Written request:
Output a verbatim copy of the data, cut off after the line that contains "minimum height=0.88cm, below=0pt".

******

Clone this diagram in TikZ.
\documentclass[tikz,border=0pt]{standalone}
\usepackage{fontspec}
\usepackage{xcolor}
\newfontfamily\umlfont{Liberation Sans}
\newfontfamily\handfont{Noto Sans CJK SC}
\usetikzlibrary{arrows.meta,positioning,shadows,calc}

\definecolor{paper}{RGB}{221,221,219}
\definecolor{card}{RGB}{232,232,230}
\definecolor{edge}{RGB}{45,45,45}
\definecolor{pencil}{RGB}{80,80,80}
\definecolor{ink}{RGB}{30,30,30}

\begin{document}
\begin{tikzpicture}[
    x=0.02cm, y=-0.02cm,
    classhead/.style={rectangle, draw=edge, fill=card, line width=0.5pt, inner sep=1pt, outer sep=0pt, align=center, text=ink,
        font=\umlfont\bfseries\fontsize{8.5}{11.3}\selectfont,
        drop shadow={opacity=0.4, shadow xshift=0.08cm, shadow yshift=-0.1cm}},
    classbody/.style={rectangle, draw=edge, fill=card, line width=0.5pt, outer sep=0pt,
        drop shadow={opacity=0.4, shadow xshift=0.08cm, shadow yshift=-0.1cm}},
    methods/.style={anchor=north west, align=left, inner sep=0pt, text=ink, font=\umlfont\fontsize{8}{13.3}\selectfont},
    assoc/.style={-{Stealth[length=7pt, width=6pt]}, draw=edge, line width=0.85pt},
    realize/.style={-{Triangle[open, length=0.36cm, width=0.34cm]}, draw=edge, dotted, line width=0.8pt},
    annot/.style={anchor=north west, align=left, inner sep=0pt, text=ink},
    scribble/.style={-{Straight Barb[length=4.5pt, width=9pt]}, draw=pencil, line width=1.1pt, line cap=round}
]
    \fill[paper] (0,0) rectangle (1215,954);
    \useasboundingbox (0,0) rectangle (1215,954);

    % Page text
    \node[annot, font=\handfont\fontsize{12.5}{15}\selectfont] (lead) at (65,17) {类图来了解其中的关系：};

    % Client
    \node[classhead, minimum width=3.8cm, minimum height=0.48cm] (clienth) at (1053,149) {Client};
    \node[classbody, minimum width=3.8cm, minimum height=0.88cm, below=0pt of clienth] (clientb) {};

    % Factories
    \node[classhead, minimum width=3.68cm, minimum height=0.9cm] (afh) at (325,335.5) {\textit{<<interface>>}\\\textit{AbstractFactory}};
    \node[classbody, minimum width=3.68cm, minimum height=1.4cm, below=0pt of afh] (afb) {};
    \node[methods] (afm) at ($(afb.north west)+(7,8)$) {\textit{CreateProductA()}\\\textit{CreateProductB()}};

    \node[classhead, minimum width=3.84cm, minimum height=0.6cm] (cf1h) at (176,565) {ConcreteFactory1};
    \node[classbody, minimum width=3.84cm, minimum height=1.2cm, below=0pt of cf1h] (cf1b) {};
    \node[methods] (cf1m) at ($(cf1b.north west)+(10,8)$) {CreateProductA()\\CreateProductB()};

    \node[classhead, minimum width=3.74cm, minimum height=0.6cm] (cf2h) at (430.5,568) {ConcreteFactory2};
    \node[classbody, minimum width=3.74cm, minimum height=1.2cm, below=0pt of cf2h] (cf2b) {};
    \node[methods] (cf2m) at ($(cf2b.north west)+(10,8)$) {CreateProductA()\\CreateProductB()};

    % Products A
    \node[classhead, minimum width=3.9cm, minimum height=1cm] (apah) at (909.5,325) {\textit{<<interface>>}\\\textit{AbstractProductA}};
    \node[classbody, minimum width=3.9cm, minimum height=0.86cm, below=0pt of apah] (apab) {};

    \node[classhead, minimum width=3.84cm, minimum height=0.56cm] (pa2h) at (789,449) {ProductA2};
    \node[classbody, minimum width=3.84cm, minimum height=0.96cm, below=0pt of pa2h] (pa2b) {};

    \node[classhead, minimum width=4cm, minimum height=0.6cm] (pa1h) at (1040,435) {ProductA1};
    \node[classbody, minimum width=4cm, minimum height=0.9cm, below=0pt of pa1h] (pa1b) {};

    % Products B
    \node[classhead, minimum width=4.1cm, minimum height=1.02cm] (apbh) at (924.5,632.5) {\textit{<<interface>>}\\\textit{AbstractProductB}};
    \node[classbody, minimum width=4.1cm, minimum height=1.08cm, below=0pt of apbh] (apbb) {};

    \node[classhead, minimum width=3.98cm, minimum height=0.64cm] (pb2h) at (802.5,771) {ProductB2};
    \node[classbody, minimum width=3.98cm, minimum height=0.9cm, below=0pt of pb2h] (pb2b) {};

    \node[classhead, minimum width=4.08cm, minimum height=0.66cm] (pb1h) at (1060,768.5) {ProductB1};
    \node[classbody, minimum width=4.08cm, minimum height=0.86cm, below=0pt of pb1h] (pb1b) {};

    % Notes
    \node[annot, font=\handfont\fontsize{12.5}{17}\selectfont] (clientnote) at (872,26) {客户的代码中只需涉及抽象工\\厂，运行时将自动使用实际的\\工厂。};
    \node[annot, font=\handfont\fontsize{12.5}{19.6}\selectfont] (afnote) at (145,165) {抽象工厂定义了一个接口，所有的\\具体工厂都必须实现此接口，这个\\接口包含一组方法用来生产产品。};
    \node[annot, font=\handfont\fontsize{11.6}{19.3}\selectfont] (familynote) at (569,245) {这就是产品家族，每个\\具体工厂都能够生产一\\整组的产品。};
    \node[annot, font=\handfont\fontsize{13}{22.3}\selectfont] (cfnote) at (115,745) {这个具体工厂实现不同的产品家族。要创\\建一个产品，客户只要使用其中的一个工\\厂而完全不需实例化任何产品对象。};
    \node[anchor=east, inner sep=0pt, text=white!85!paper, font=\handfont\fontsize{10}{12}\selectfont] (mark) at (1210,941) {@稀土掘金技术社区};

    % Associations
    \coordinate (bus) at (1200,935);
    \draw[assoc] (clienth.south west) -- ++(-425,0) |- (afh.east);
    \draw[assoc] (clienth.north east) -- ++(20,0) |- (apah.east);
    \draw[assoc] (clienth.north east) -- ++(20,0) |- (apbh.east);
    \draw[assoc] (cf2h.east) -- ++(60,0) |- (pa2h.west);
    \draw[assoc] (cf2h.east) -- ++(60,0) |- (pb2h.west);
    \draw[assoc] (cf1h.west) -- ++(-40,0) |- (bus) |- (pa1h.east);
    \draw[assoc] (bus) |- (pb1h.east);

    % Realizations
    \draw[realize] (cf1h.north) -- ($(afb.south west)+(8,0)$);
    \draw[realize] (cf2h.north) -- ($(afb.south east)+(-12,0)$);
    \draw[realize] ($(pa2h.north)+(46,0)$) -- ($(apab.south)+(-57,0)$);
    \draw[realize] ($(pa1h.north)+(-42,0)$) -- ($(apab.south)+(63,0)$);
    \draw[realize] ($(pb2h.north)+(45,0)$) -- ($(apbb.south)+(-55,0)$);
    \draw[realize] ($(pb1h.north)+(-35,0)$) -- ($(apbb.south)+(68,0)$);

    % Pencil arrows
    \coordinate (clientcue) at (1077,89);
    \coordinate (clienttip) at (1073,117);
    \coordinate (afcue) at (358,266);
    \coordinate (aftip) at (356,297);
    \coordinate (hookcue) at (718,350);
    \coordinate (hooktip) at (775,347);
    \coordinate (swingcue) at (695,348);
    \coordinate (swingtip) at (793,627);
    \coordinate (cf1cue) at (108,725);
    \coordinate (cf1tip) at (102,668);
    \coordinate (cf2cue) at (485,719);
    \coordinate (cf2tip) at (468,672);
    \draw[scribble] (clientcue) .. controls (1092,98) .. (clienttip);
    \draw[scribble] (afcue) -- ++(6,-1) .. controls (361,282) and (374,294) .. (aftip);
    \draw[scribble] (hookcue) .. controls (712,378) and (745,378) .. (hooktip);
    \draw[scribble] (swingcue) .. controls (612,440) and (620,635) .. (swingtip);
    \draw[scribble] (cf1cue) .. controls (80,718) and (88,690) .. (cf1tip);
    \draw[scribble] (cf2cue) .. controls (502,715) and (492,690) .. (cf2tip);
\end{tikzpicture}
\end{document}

******

Exercise result:
Clone this diagram in TikZ.
\documentclass[tikz,border=0pt]{standalone}
\usepackage{fontspec}
\usepackage{xcolor}
\newfontfamily\umlfont{Liberation Sans}
\newfontfamily\handfont{Noto Sans CJK SC}
\usetikzlibrary{arrows.meta,positioning,shadows,calc}

\definecolor{paper}{RGB}{221,221,219}
\definecolor{card}{RGB}{232,232,230}
\definecolor{edge}{RGB}{45,45,45}
\definecolor{pencil}{RGB}{80,80,80}
\definecolor{ink}{RGB}{30,30,30}

\begin{document}
\begin{tikzpicture}[
    x=0.02cm, y=-0.02cm,
    classhead/.style={rectangle, draw=edge, fill=card, line width=0.5pt, inner sep=1pt, outer sep=0pt, align=center, text=ink,
        font=\umlfont\bfseries\fontsize{8.5}{11.3}\selectfont,
        drop shadow={opacity=0.4, shadow xshift=0.08cm, shadow yshift=-0.1cm}},
    classbody/.style={rectangle, draw=edge, fill=card, line width=0.5pt, outer sep=0pt,
        drop shadow={opacity=0.4, shadow xshift=0.08cm, shadow yshift=-0.1cm}},
    methods/.style={anchor=north west, align=left, inner sep=0pt, text=ink, font=\umlfont\fontsize{8}{13.3}\selectfont},
    assoc/.style={-{Stealth[length=7pt, width=6pt]}, draw=edge, line width=0.85pt},
    realize/.style={-{Triangle[open, length=0.36cm, width=0.34cm]}, draw=edge, dotted, line width=0.8pt},
    annot/.style={anchor=north west, align=left, inner sep=0pt, text=ink},
    scribble/.style={-{Straight Barb[length=4.5pt, width=9pt]}, draw=pencil, line width=1.1pt, line cap=round}
]
    \fill[paper] (0,0) rectangle (1215,954);
    \useasboundingbox (0,0) rectangle (1215,954);

    % Page text
    \node[annot, font=\handfont\fontsize{12.5}{15}\selectfont] (lead) at (65,17) {类图来了解其中的关系：};

    % Client
    \node[classhead, minimum width=3.8cm, minimum height=0.48cm] (clienth) at (1053,149) {Client};
    \node[classbody, minimum width=3.8cm, minimum height=0.88cm, below=0pt of clienth] (clientb) {};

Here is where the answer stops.